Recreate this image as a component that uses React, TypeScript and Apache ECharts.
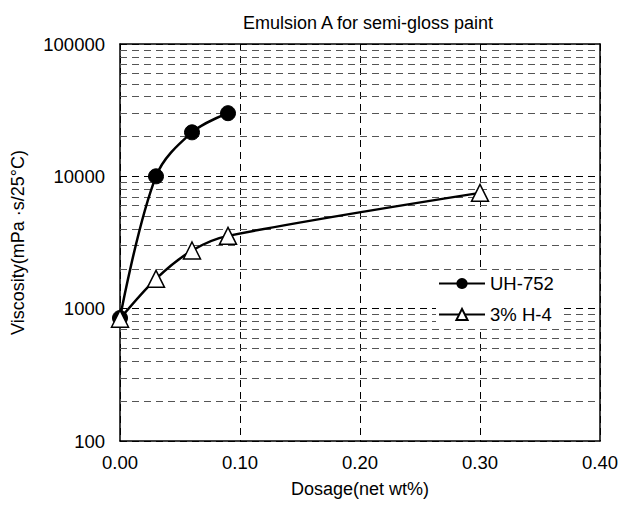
import React, { useEffect, useRef } from "react";
import * as echarts from "echarts";

const titleText = "Emulsion A for semi-gloss paint";
const xName = "Dosage(net wt%)";
const yName = "Viscosity(mPa ·s/25°C)";
const seriesNames = ["UH-752", "3% H-4"];
const uhData: [number, number][] = [
  [0, 850],
  [0.03, 10000],
  [0.06, 21500],
  [0.09, 30000],
];
const h4Data: [number, number][] = [
  [0, 840],
  [0.03, 1680],
  [0.06, 2750],
  [0.09, 3550],
  [0.3, 7500],
];
const minorLevels: number[] = [
  200, 300, 400, 500, 600, 700, 800, 900,
  2000, 3000, 4000, 5000, 6000, 7000, 8000, 9000,
  20000, 30000, 40000, 50000, 60000, 70000, 80000, 90000,
];

export default function App() {
  const ref = useRef<HTMLDivElement>(null);
  useEffect(() => {
    if (!ref.current) return;
    const chart = echarts.init(ref.current, undefined, { renderer: "svg" });
    const font = "Liberation Sans, Arial, sans-serif";
    const fs = 18.5;
    chart.setOption({
      animation: false,
      backgroundColor: "#fff",
      title: {
        text: titleText,
        left: 363,
        textAlign: "center",
        top: 9,
        textStyle: { fontFamily: font, fontSize: 18, fontWeight: "normal", color: "#000" },
      },
      grid: { left: 120, right: 20, top: 44, bottom: 68 },
      legend: {
        orient: "vertical",
        left: 436,
        top: 270,
        itemWidth: 46,
        itemHeight: 14,
        itemGap: 12,
        backgroundColor: "#fff",
        padding: [4, 10, 4, 2],
        z: 20,
        textStyle: { fontFamily: font, fontSize: fs, color: "#000" },
        data: seriesNames,
      },
      xAxis: [
        {
          type: "value",
          min: 0,
          max: 0.4,
          interval: 0.1,
          name: xName,
          nameLocation: "middle",
          nameGap: 39,
          nameTextStyle: { fontFamily: font, fontSize: 18, color: "#000" },
          axisLine: { show: true, lineStyle: { color: "#000", width: 1.5 } },
          axisTick: { show: false },
          axisLabel: {
            fontFamily: font,
            fontSize: fs,
            color: "#000",
            margin: 12,
            formatter: (v: number) => v.toFixed(2),
          },
          splitLine: { show: true, lineStyle: { color: "#000", type: [7, 5], width: 1 } },
        },
        {
          type: "value",
          position: "top",
          min: 0,
          max: 1,
          axisLine: { show: true, onZero: false, lineStyle: { color: "#000", width: 1.5 } },
          axisTick: { show: false },
          axisLabel: { show: false },
          splitLine: { show: false },
        },
      ],
      yAxis: [
        {
          type: "log",
          logBase: 10,
          min: 100,
          max: 100000,
          name: yName,
          nameLocation: "middle",
          nameGap: 93,
          nameTextStyle: { fontFamily: font, fontSize: 18, color: "#000" },
          axisLine: { show: true, lineStyle: { color: "#000", width: 1.5 } },
          axisTick: { show: false },
          axisLabel: {
            fontFamily: font,
            fontSize: fs,
            color: "#000",
            margin: 15,
            formatter: (v: number) => String(Math.round(v)),
          },
          splitLine: { show: true, lineStyle: { color: "#000", type: [7, 5], width: 1 } },
        },
        {
          type: "value",
          position: "right",
          min: 0,
          max: 1,
          axisLine: { show: true, onZero: false, lineStyle: { color: "#000", width: 1.5 } },
          axisTick: { show: false },
          axisLabel: { show: false },
          splitLine: { show: false },
        },
      ],
      series: [
        {
          name: "minor",
          type: "line",
          data: [],
          silent: true,
          z: 1,
          markLine: {
            silent: true,
            symbol: "none",
            z: 1,
            label: { show: false },
            lineStyle: { color: "#555", type: [7, 5], width: 1 },
            data: minorLevels.map((v) => ({ yAxis: v })),
          },
        },
        {
          name: seriesNames[0],
          type: "line",
          data: uhData,
          smooth: 0.35,
          symbol: "circle",
          symbolSize: 15,
          lineStyle: { color: "#000", width: 2.5 },
          itemStyle: { color: "#000", borderColor: "#000" },
          z: 5,
        },
        {
          name: seriesNames[1],
          type: "line",
          data: h4Data,
          smooth: 0.3,
          symbol: "triangle",
          symbolSize: 17,
          lineStyle: { color: "#000", width: 2.5 },
          itemStyle: { color: "#fff", borderColor: "#000", borderWidth: 1.5 },
          z: 5,
        },
      ],
    });
    return () => chart.dispose();
  }, []);
  return <div ref={ref} style={{ width: 621, height: 509, position: "absolute", left: 0, top: 0 }} />;
}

⁂

» **TASK GOAL**: Print each line of the material above exactly, with the pictures removed from your copy.

» **RESPONSE**:
Recreate this image as a component that uses React, TypeScript and Apache ECharts.
import React, { useEffect, useRef } from "react";
import * as echarts from "echarts";

const titleText = "Emulsion A for semi-gloss paint";
const xName = "Dosage(net wt%)";
const yName = "Viscosity(mPa ·s/25°C)";
const seriesNames = ["UH-752", "3% H-4"];
const uhData: [number, number][] = [
  [0, 850],
  [0.03, 10000],
  [0.06, 21500],
  [0.09, 30000],
];
const h4Data: [number, number][] = [
  [0, 840],
  [0.03, 1680],
  [0.06, 2750],
  [0.09, 3550],
  [0.3, 7500],
];
const minorLevels: number[] = [
  200, 300, 400, 500, 600, 700, 800, 900,
  2000, 3000, 4000, 5000, 6000, 7000, 8000, 9000,
  20000, 30000, 40000, 50000, 60000, 70000, 80000, 90000,
];

export default function App() {
  const ref = useRef<HTMLDivElement>(null);
  useEffect(() => {
    if (!ref.current) return;
    const chart = echarts.init(ref.current, undefined, { renderer: "svg" });
    const font = "Liberation Sans, Arial, sans-serif";
    const fs = 18.5;
    chart.setOption({
      animation: false,
      backgroundColor: "#fff",
      title: {
        text: titleText,
        left: 363,
        textAlign: "center",
        top: 9,
        textStyle: { fontFamily: font, fontSize: 18, fontWeight: "normal", color: "#000" },
      },
      grid: { left: 120, right: 20, top: 44, bottom: 68 },
      legend: {
        orient: "vertical",
        left: 436,
        top: 270,
        itemWidth: 46,
        itemHeight: 14,
        itemGap: 12,
        backgroundColor: "#fff",
        padding: [4, 10, 4, 2],
        z: 20,
        textStyle: { fontFamily: font, fontSize: fs, color: "#000" },
        data: seriesNames,
      },
      xAxis: [
        {
          type: "value",
          min: 0,
          max: 0.4,
          interval: 0.1,
          name: xName,
          nameLocation: "middle",
          nameGap: 39,
          nameTextStyle: { fontFamily: font, fontSize: 18, color: "#000" },
          axisLine: { show: true, lineStyle: { color: "#000", width: 1.5 } },
          axisTick: { show: false },
          axisLabel: {
            fontFamily: font,
            fontSize: fs,
            color: "#000",
            margin: 12,
            formatter: (v: number) => v.toFixed(2),
          },
          splitLine: { show: true, lineStyle: { color: "#000", type: [7, 5], width: 1 } },
        },
        {
          type: "value",
          position: "top",
          min: 0,
          max: 1,
          axisLine: { show: true, onZero: false, lineStyle: { color: "#000", width: 1.5 } },
          axisTick: { show: false },
          axisLabel: { show: false },
          splitLine: { show: false },
        },
      ],
      yAxis: [
        {
          type: "log",
          logBase: 10,
          min: 100,
          max: 100000,
          name: yName,
          nameLocation: "middle",
          nameGap: 93,
          nameTextStyle: { fontFamily: font, fontSize: 18, color: "#000" },
          axisLine: { show: true, lineStyle: { color: "#000", width: 1.5 } },
          axisTick: { show: false },
          axisLabel: {
            fontFamily: font,
            fontSize: fs,
            color: "#000",
            margin: 15,
            formatter: (v: number) => String(Math.round(v)),
          },
          splitLine: { show: true, lineStyle: { color: "#000", type: [7, 5], width: 1 } },
        },
        {
          type: "value",
          position: "right",
          min: 0,
          max: 1,
          axisLine: { show: true, onZero: false, lineStyle: { color: "#000", width: 1.5 } },
          axisTick: { show: false },
          axisLabel: { show: false },
          splitLine: { show: false },
        },
      ],
      series: [
        {
          name: "minor",
          type: "line",
          data: [],
          silent: true,
          z: 1,
          markLine: {
            silent: true,
            symbol: "none",
            z: 1,
            label: { show: false },
            lineStyle: { color: "#555", type: [7, 5], width: 1 },
            data: minorLevels.map((v) => ({ yAxis: v })),
          },
        },
        {
          name: seriesNames[0],
          type: "line",
          data: uhData,
          smooth: 0.35,
          symbol: "circle",
          symbolSize: 15,
          lineStyle: { color: "#000", width: 2.5 },
          itemStyle: { color: "#000", borderColor: "#000" },
          z: 5,
        },
        {
          name: seriesNames[1],
          type: "line",
          data: h4Data,
          smooth: 0.3,
          symbol: "triangle",
          symbolSize: 17,
          lineStyle: { color: "#000", width: 2.5 },
          itemStyle: { color: "#fff", borderColor: "#000", borderWidth: 1.5 },
          z: 5,
        },
      ],
    });
    return () => chart.dispose();
  }, []);
  return <div ref={ref} style={{ width: 621, height: 509, position: "absolute", left: 0, top: 0 }} />;
}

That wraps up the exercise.